The oil price story has its own dramatic narrative. Gulf producers have cut output by roughly 10 million barrels per day — about 10% of global demand. Brent crude gained as much as 10% Thursday to briefly exceed $100 per barrel. West Texas Intermediate approached $96. The IEA released 400 million barrels from members’ emergency reserves. The US pledged 172 million barrels from its Strategic Petroleum Reserve.
Trump’s nuclear story begins with an economic observation — America profits from high oil as the world’s largest producer — and then pivots to the existential threat: Iran, an “evil Empire,” is pursuing nuclear weapons that could destroy the Middle East and the world. Trump pledged to write the ending of this story himself, vowing that he would never allow Iran to cross the nuclear threshold.

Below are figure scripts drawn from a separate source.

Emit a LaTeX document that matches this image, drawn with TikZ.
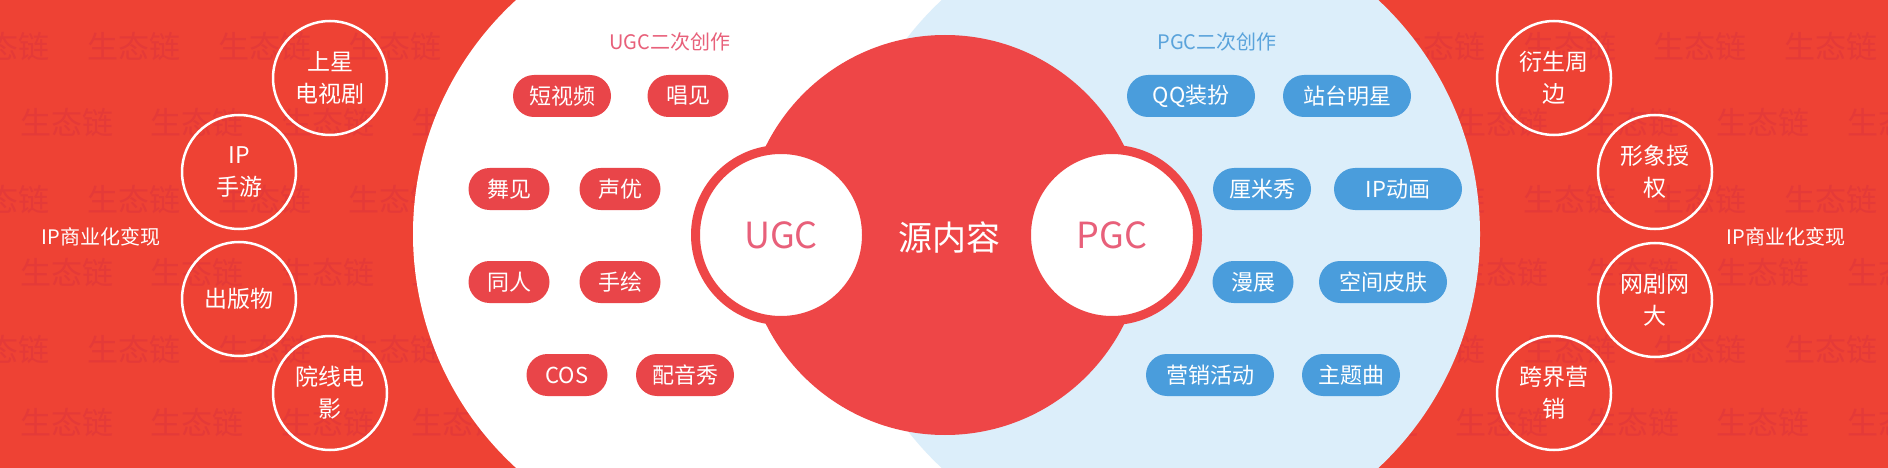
\documentclass[tikz,border=0pt]{standalone}
\usepackage{fontspec}
\setmainfont{Noto Sans CJK SC}
\definecolor{bgred}{HTML}{EE4234}
\definecolor{wmred}{HTML}{E43A38}
\definecolor{corered}{HTML}{EE4647}
\definecolor{pillred}{HTML}{E94549}
\definecolor{lblue}{HTML}{DCEEFA}
\definecolor{pillblue}{HTML}{4A9DDC}
\definecolor{ugcpink}{HTML}{E8607A}
\definecolor{pgcblue}{HTML}{5AA3DB}
\begin{document}
\begin{tikzpicture}[x=1pt,y=-1pt,
  pill/.style={rounded corners=21pt, minimum height=42pt, inner sep=0pt, text=white, font=\fontsize{22}{26}\selectfont},
  rpill/.style={pill, fill=pillred},
  bpill/.style={pill, fill=pillblue},
  wa/.style={minimum width=81pt},
  wb/.style={minimum width=98pt},
  wc/.style={minimum width=128pt},
  ring/.style={circle, draw=white, line width=2.5pt, minimum size=114pt, inner sep=0pt, text=white, align=center, font=\fontsize{23}{32}\selectfont},
  wm/.style={text=wmred, font=\fontsize{31}{31}\selectfont, inner sep=0pt},
  side/.style={text=white, font=\fontsize{20}{24}\selectfont, inner sep=0pt},
  hub/.style={circle, fill=white, draw=corered, line width=9pt, minimum size=171pt, inner sep=0pt, font=\fontsize{36}{40}\selectfont},
  grp/.style={font=\fontsize{20}{24}\selectfont, inner sep=0pt}
]
\useasboundingbox (0,0) rectangle (1888,468);
\fill[bgred] (0,0) rectangle (1888,468);
% watermark (only where the red background shows)
\foreach \yy/\off in {47/3.5,123/66.5,200/3.5,273/66.5,350/3.5,423/66.5}{
  \foreach \k in {0,...,4,10,11,...,14}{
    \node[wm] (wm-\yy-\k) at ({\off+\k*130.5},\yy) {生态链};
  }
}
% big discs
\fill[white] (730,234) circle (317pt);
\fill[lblue] (1160,234) circle (320pt);
\node[circle, fill=corered, minimum size=400pt, inner sep=0pt] (core) at (945,235) {};
\node[text=white, font=\fontsize{34}{38}\selectfont, inner sep=0pt] (coretext) at (949,237) {源内容};
\node[hub, text=ugcpink] (ugc) at (781,235) {UGC};
\node[hub, text=ugcpink] (pgc) at (1112,235) {PGC};
% group titles
\node[grp, text=ugcpink] (ugct) at (670,42) {UGC二次创作};
\node[grp, text=pgcblue] (pgct) at (1217,42) {PGC二次创作};
% UGC pills
\node[rpill, wb] (u1) at (562,96) {短视频};
\node[rpill, wa] (u2) at (688,96) {唱见};
\node[rpill, wa] (u3) at (509,189) {舞见};
\node[rpill, wa] (u4) at (620,189) {声优};
\node[rpill, wa] (u5) at (509,282) {同人};
\node[rpill, wa] (u6) at (620,282) {手绘};
\node[rpill, wa] (u7) at (567,375) {COS};
\node[rpill, wb] (u8) at (685,375) {配音秀};
% PGC pills
\node[bpill, wc] (p1) at (1191,96) {QQ装扮};
\node[bpill, wc] (p2) at (1347,96) {站台明星};
\node[bpill, wb] (p3) at (1262,189) {厘米秀};
\node[bpill, wc] (p4) at (1398,189) {IP动画};
\node[bpill, wa] (p5) at (1253,282) {漫展};
\node[bpill, wc] (p6) at (1383,282) {空间皮肤};
\node[bpill, wc] (p7) at (1210,375) {营销活动};
\node[bpill, wb] (p8) at (1351,375) {主题曲};
% left rings
\node[ring] (l1) at (330,78) {上星\\电视剧};
\node[ring] (l2) at (239,172) {IP\\手游};
\node[ring] (l3) at (239,299) {出版物};
\node[ring] (l4) at (330,393) {院线电\\影};
% right rings
\node[ring] (r1) at (1554,78) {衍生周\\边};
\node[ring] (r2) at (1655,172) {形象授\\权};
\node[ring] (r3) at (1655,300) {网剧网\\大};
\node[ring] (r4) at (1554,393) {跨界营\\销};
% side labels
\node[side] (sl) at (101,237) {IP商业化变现};
\node[side] (sr) at (1786,237) {IP商业化变现};
\end{tikzpicture}
\end{document}
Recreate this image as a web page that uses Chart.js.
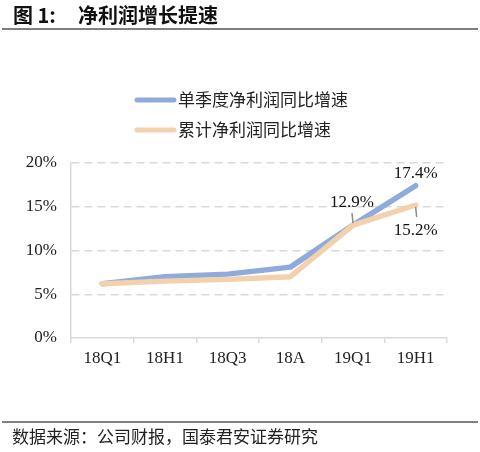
<!DOCTYPE html>
<html>
<head>
<meta charset="utf-8">
<script src="https://cdn.jsdelivr.net/npm/chart.js@4.4.0/dist/chart.umd.min.js"></script>
<style>
  html, body { margin: 0; padding: 0; background: #fff; }
  #wrap { width: 480px; height: 452px; position: relative; }
</style>
</head>
<body>
<div id="wrap"><canvas id="profitChart"></canvas></div>
<script>
// 净利润增长提速 - line chart

const categories = ["18Q1", "18H1", "18Q3", "18A", "19Q1", "19H1"];
const quarterlyGrowth = [6.2, 7.0, 7.3, 8.1, 12.9, 17.4];   // 单季度净利润同比增速 (%)
const cumulativeGrowth = [6.2, 6.5, 6.7, 7.0, 12.9, 15.2];  // 累计净利润同比增速 (%)
const yTicks = [0, 5, 10, 15, 20];

const seriesNames = ["单季度净利润同比增速", "累计净利润同比增速"];
const titleText = ["图 1:", "净利润增长提速"];
const sourceText = "数据来源：公司财报，国泰君安证券研究";

const BLUE = "#8FAADC";
const TAN = "#F3D1AC";
const SERIF = "'Liberation Serif', 'Times New Roman', serif";
const CJK = "'Noto Sans CJK SC', sans-serif";

// which points get a value label: [datasetIndex, pointIndex, dx, dy, leader?]
const pointLabels = [
  [0, 4, -1, -23, true],
  [0, 5, 0, -12, false],
  [1, 5, 0, 26, true],
];

const decorPlugin = {
  id: "decor",
  afterDraw(chart) {
    const c = chart.ctx;
    c.save();

    // title
    c.fillStyle = "#111";
    c.textBaseline = "middle";
    c.font = "bold 20px " + CJK;
    c.fillText(titleText[0], 13, 15);
    c.fillText(titleText[1], 78, 15);

    // rules
    c.fillStyle = "#7f7f7f";
    c.fillRect(2, 28, 476, 2);
    c.fillRect(2, 421, 476, 2);

    // source
    c.fillStyle = "#222";
    c.font = "17px " + CJK;
    c.fillText(sourceText, 12, 437);

    // legend
    const colors = [BLUE, TAN];
    seriesNames.forEach((name, i) => {
      const y = 100 + i * 30;
      c.strokeStyle = colors[i];
      c.lineWidth = 5;
      c.lineCap = "round";
      c.beginPath();
      c.moveTo(137, y);
      c.lineTo(174, y);
      c.stroke();
      c.fillStyle = "#222";
      c.font = "17px " + CJK;
      c.fillText(name, 178, y);
    });

    c.restore();
  },
  afterDatasetsDraw(chart) {
    const c = chart.ctx;
    c.save();
    c.font = "17px " + SERIF;
    c.textAlign = "center";
    c.textBaseline = "middle";
    pointLabels.forEach(([ds, idx, dx, dy, leader]) => {
      const pt = chart.getDatasetMeta(ds).data[idx];
      const v = chart.data.datasets[ds].data[idx];
      if (leader) {
        c.strokeStyle = "#8c8c8c";
        c.lineWidth = 1.5;
        c.beginPath();
        if (dy < 0) {
          c.moveTo(pt.x - 1, pt.y - 12);
          c.lineTo(pt.x, pt.y - 2);
        } else {
          c.moveTo(pt.x, pt.y + 2);
          c.lineTo(pt.x + 1, pt.y + 12);
        }
        c.stroke();
      }
      c.fillStyle = "#111";
      c.fillText(v.toFixed(1) + "%", pt.x + dx, pt.y + dy);
    });
    c.restore();
  },
};

new Chart(document.getElementById("profitChart"), {
  type: "line",
  data: {
    labels: categories,
    datasets: [
      {
        label: seriesNames[0],
        data: quarterlyGrowth,
        borderColor: BLUE,
        borderWidth: 5.5,
        borderCapStyle: "round",
        borderJoinStyle: "round",
        pointRadius: 0,
        tension: 0,
        order: 1,
      },
      {
        label: seriesNames[1],
        data: cumulativeGrowth,
        borderColor: TAN,
        borderWidth: 5.5,
        borderCapStyle: "round",
        borderJoinStyle: "round",
        pointRadius: 0,
        tension: 0,
        order: 0,
      },
    ],
  },
  options: {
    responsive: true,
    maintainAspectRatio: false,
    animation: false,
    layout: { padding: { top: 163, right: 33, bottom: 0, left: 0 } },
    plugins: {
      legend: { display: false },
      tooltip: { enabled: false },
    },
    scales: {
      x: {
        offset: true,
        afterFit: (s) => { s.height = 114; },
        ticks: {
          color: "#222",
          padding: 5,
          font: { family: SERIF, size: 17 },
        },
        grid: {
          offset: true,
          drawOnChartArea: false,
          drawTicks: true,
          tickLength: 5,
          color: "#d9d9d9",
          lineWidth: 1.5,
        },
        border: { color: "#d9d9d9", width: 1.5 },
      },
      y: {
        min: yTicks[0],
        max: yTicks[yTicks.length - 1],
        afterFit: (s) => { s.width = 71; },
        afterBuildTicks: (s) => { s.ticks = yTicks.map((v) => ({ value: v })); },
        ticks: {
          color: "#222",
          padding: 14,
          font: { family: SERIF, size: 17 },
          callback: (v) => v + "%",
        },
        grid: {
          drawTicks: false,
          lineWidth: 1.5,
          color: (ctx) => (ctx.tick && ctx.tick.value === 0 ? "rgba(0,0,0,0)" : "#d9d9d9"),
        },
        border: { color: "#d9d9d9", width: 1.5, dash: [8, 5] },
      },
    },
  },
  plugins: [decorPlugin],
});
</script>
</body>
</html>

The two stories — oil crisis and nuclear confrontation — are running simultaneously but on different timelines. The oil crisis demands immediate resolution. The nuclear confrontation demands structural resolution. Trump’s insistence on prioritizing the nuclear story over the oil story signals that the administration is operating on the longer timeline, accepting short-term economic disruption in pursuit of long-term security.
Trump told reporters Wednesday that the US has struck Iran with historic force and is not finished. He dismissed concerns about Iranian retaliation against American soil. Oil prices tell one story, but Trump is writing another — and his story will not have a satisfying ending until Iran’s nuclear program is permanently resolved.